Change and uncertainty always annoy, and mostly dismay me. To find that I have unknowingly repeated myself – thought the same thought, written the same sentence, done the same thing – reassures me. It seems to prove I am not decaying. But, of course, in that I fool myself. The law of entropy is Grow or Die.

For lower life, growth conforms to expectation because the complexity of the pattern expected – the shape of a flower, the anatomy of a flea – is less than the complexity of the apparatus that produces it. The DNA of flower or flea contains (in context) all that there is to each lifeform.
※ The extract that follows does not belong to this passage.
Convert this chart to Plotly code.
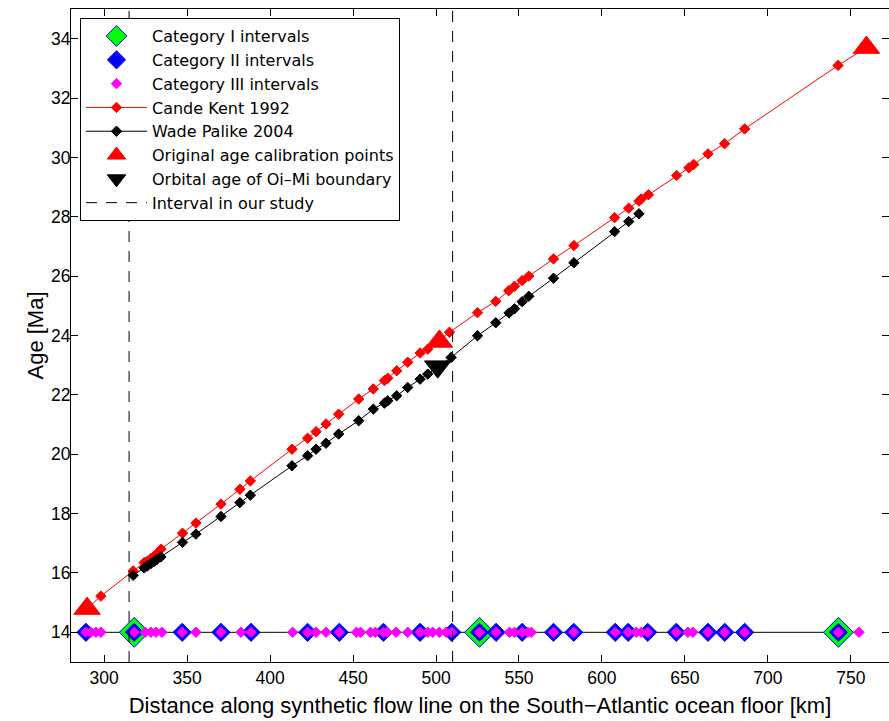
import plotly.graph_objects as go

# ---------------- data ----------------
cat1_x = [318.1, 526.2, 742.5]
cat2_x = [289, 318.1, 347, 370.4, 388.5, 422.6, 441.7, 468.3, 490.4, 509.5, 526.2,
          536.2, 551.9, 570.8, 583, 608, 615.8, 627.6, 644.8, 663.9, 674, 686, 742.5]
cat3_x = [289, 292, 295, 298, 318.1, 324.7, 328.2, 331.2, 334.8, 347, 355.3, 370.4,
          382.4, 388.5, 413.6, 422.6, 427.7, 433.7, 441.7, 452, 454.5, 460.5, 463.5,
          468.3, 470.5, 475.9, 482.9, 490.4, 495, 498, 502, 506, 509.5, 526.2, 536.2,
          544.3, 547.3, 551.9, 555.3, 557.4, 570.8, 583, 608, 615.8, 620.7, 623.7,
          627.6, 644.8, 651.8, 654.8, 663.9, 674, 686, 742.5, 754.9]
interval_age = 14  # all intervals plotted on this age level

ck_x = [289.7, 298.0, 317.5, 324.1, 326.1, 328.2, 330.2, 331.5, 334.2, 347.2, 355.3,
        370.4, 381.8, 388.1, 413.2, 422.6, 427.7, 433.7, 441.3, 453.4, 462.2, 468.9,
        470.9, 476.3, 482.9, 490.4, 495.0, 508.1, 525.0, 536.0, 543.8, 547.3, 551.9,
        555.9, 570.8, 583.1, 607.6, 616.1, 622.3, 623.7, 628.0, 645.0, 652.4, 655.3,
        663.9, 673.9, 686.0, 742.3, 759.4]
ck_age = [14.8, 15.22, 16.07, 16.35, 16.40, 16.49, 16.57, 16.63, 16.80, 17.34, 17.68,
          18.32, 18.82, 19.10, 20.17, 20.54, 20.76, 21.02, 21.35, 21.86, 22.20, 22.48,
          22.56, 22.81, 23.10, 23.41, 23.54, 24.11, 24.77, 25.15, 25.51, 25.66, 25.85,
          26.00, 26.58, 27.03, 27.97, 28.29, 28.53, 28.60, 28.74, 29.39, 29.65, 29.76,
          30.12, 30.46, 30.96, 33.10, 33.7]

wp_x = [317.5, 324.1, 326.1, 328.2, 330.2, 331.5, 334.2, 347.2, 355.3, 370.4, 381.8,
        388.1, 413.2, 422.6, 427.7, 433.7, 441.3, 453.4, 462.2, 468.9, 470.9, 476.3,
        482.9, 490.4, 495.0, 509.1, 525.0, 536.0, 544.0, 547.3, 551.9, 555.9, 570.8,
        583.1, 607.6, 616.1, 622.3]
wp_age = [15.92, 16.17, 16.24, 16.32, 16.39, 16.44, 16.54, 17.03, 17.31, 17.90, 18.37,
          18.62, 19.61, 19.95, 20.17, 20.37, 20.68, 21.13, 21.52, 21.72, 21.80, 21.97,
          22.25, 22.53, 22.70, 23.26, 23.99, 24.43, 24.76, 24.90, 25.14, 25.32, 25.93,
          26.45, 27.50, 27.84, 28.10]

calib_x = [289.7, 502.0, 759.4]
calib_age = [14.8, 23.8, 33.7]

oimi_x = [501.0]
oimi_age = [22.95]

study_interval = [315, 510]

x_range = [280, 773]
y_range = [13, 35]
x_ticks = [300, 350, 400, 450, 500, 550, 600, 650, 700, 750]
y_ticks = [14, 16, 18, 20, 22, 24, 26, 28, 30, 32, 34]

FONT = "Liberation Sans, Arial, Helvetica, sans-serif"
LEGEND_FONT = "DejaVu Sans, Liberation Sans, sans-serif"

fig = go.Figure()

# horizontal line connecting intervals
fig.add_trace(go.Scatter(
    x=cat3_x, y=[interval_age] * len(cat3_x), mode="lines",
    line=dict(color="black", width=1), showlegend=False, hoverinfo="skip"))

fig.add_trace(go.Scatter(
    x=cat1_x, y=[interval_age] * len(cat1_x), mode="markers",
    name="Category I intervals",
    marker=dict(symbol="diamond", size=23, color="#00FF00",
                line=dict(color="#0000FF", width=1))))

fig.add_trace(go.Scatter(
    x=cat2_x, y=[interval_age] * len(cat2_x), mode="markers",
    name="Category II intervals",
    marker=dict(symbol="diamond", size=14, color="#0000FF",
                line=dict(color="#0000FF", width=1))))

fig.add_trace(go.Scatter(
    x=cat3_x, y=[interval_age] * len(cat3_x), mode="markers",
    name="Category III intervals",
    marker=dict(symbol="diamond", size=8, color="#FF00FF",
                line=dict(color="#FF00FF", width=1))))

fig.add_trace(go.Scatter(
    x=ck_x, y=ck_age, mode="lines+markers", name="Cande Kent 1992",
    line=dict(color="#FF0000", width=1),
    marker=dict(symbol="diamond", size=8, color="#FF0000",
                line=dict(color="#FF0000", width=1))))

fig.add_trace(go.Scatter(
    x=wp_x, y=wp_age, mode="lines+markers", name="Wade Palike 2004",
    line=dict(color="black", width=1),
    marker=dict(symbol="diamond", size=8, color="black",
                line=dict(color="black", width=1))))

fig.add_trace(go.Scatter(
    x=calib_x, y=calib_age, mode="markers", name="Original age calibration points",
    marker=dict(symbol="triangle-up", size=23, color="#FF0000",
                line=dict(color="#FF0000", width=1))))

fig.add_trace(go.Scatter(
    x=oimi_x, y=oimi_age, mode="markers", name="Orbital age of Oi\u2013Mi boundary",
    marker=dict(symbol="triangle-down", size=23, color="black",
                line=dict(color="black", width=1))))

dash_x, dash_y = [], []
for xv in study_interval:
    dash_x += [xv, xv, None]
    dash_y += [y_range[0], y_range[1], None]
fig.add_trace(go.Scatter(
    x=dash_x, y=dash_y, mode="lines", name="Interval in our study",
    line=dict(color="black", width=1, dash="11px,9px")))

axis_common = dict(
    showgrid=False, zeroline=False, showline=True, linecolor="black", linewidth=1,
    ticks="inside", ticklen=7, tickcolor="black", tickwidth=1, mirror="ticks",
    tickfont=dict(family=FONT, size=17.5, color="black"),
)

fig.update_layout(
    width=889, height=721,
    margin=dict(l=71, r=0, t=9, b=59),
    paper_bgcolor="white", plot_bgcolor="white",
    font=dict(family=FONT, color="black"),
    xaxis=dict(range=x_range, tickvals=x_ticks, **axis_common,
               title=dict(text="Distance along synthetic flow line on the South\u2212Atlantic ocean floor [km]",
                          font=dict(family=FONT, size=22), standoff=10)),
    yaxis=dict(range=y_range, tickvals=y_ticks, **axis_common, ticklabelstandoff=-4,
               title=dict(text="Age [Ma]", font=dict(family=FONT, size=22), standoff=1)),
    legend=dict(x=0.011, y=0.986, xanchor="left", yanchor="top",
                bgcolor="white", bordercolor="black", borderwidth=1,
                font=dict(family=LEGEND_FONT, size=16, color="black"),
                itemwidth=61, tracegroupgap=0),
    showlegend=True,
)

fig.write_html("out.html")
For higher life, for life that learns and feels, the complexity of the product, exponentiated by indices from epigenetics to iterated algorithms and strange loops – this complexity means that expectation can never be adequate, because the complexity of the product is greater than the complexity of its causes. When expectations hold for a human being it is never the instantiation of a subjective pattern, but the dampening of complexity by powerful objective contingencies. The probable effects of these contingencies may be ascertained; and if the contingencies are powerful enough, the probable effects may be expected.

Nothing a human being, as a human being, can do matters if that human being is swimming lost, alone, naked and unbuoyed in the open ocean. The expectation of drowning is a practical certainty. But even in everyday life the certainty of an expectation is not the result of your confidence in it, but of the objective stability of the conditions of your desire: even subjective resolutions are actually objective limitations.

Most lives should arrive at an age after which the rest goes as expected. But for most of us, to be able to expect the rest of life resembles drowning. So much energy is required merely to tread water in the world that you might as well swim forward a little. Even when the riptide gets you, even you cannot swim against it, you can still swim across it.

To say that life does not go as expected is to take the side of experience. To say that life should not go as expected would be to take the side of all the evils that abuse it. So I say no such thing. But faced with two equal goods, only one of which you expect, the better choice may be the unexpected one, for three reasons. First, since it is only hoped for (or unhoped-for) you will receive it more gladly, and love it better. Second, being outside your system of expectations, it rests them, relieves them while they readjust. And third: sometimes it is wise to choice unwisely just to remember that you can choose.

Photostream

[The sonnet’s possibilities for creepiness are too often overlooked.]

My love, it’s true that we have never met
But what is that? I know your every look.
You want my love, and what you want you get.
That photo finish, I know what it took:
Your outfits, how you dress for every shot;
The poses that you plan and practice well;
The mirror where you think up every plot,
The bedroom you have sweetened for your cell
Where diode glow lights up your staring face
Absorbed in silent filters’ midnight work
Until the philtre, glazed with conscious grace
Assumes its place enwrapped in subtle quirk.
 My lily love my eyes are mirrors too
 Sway over me and see me seeing you.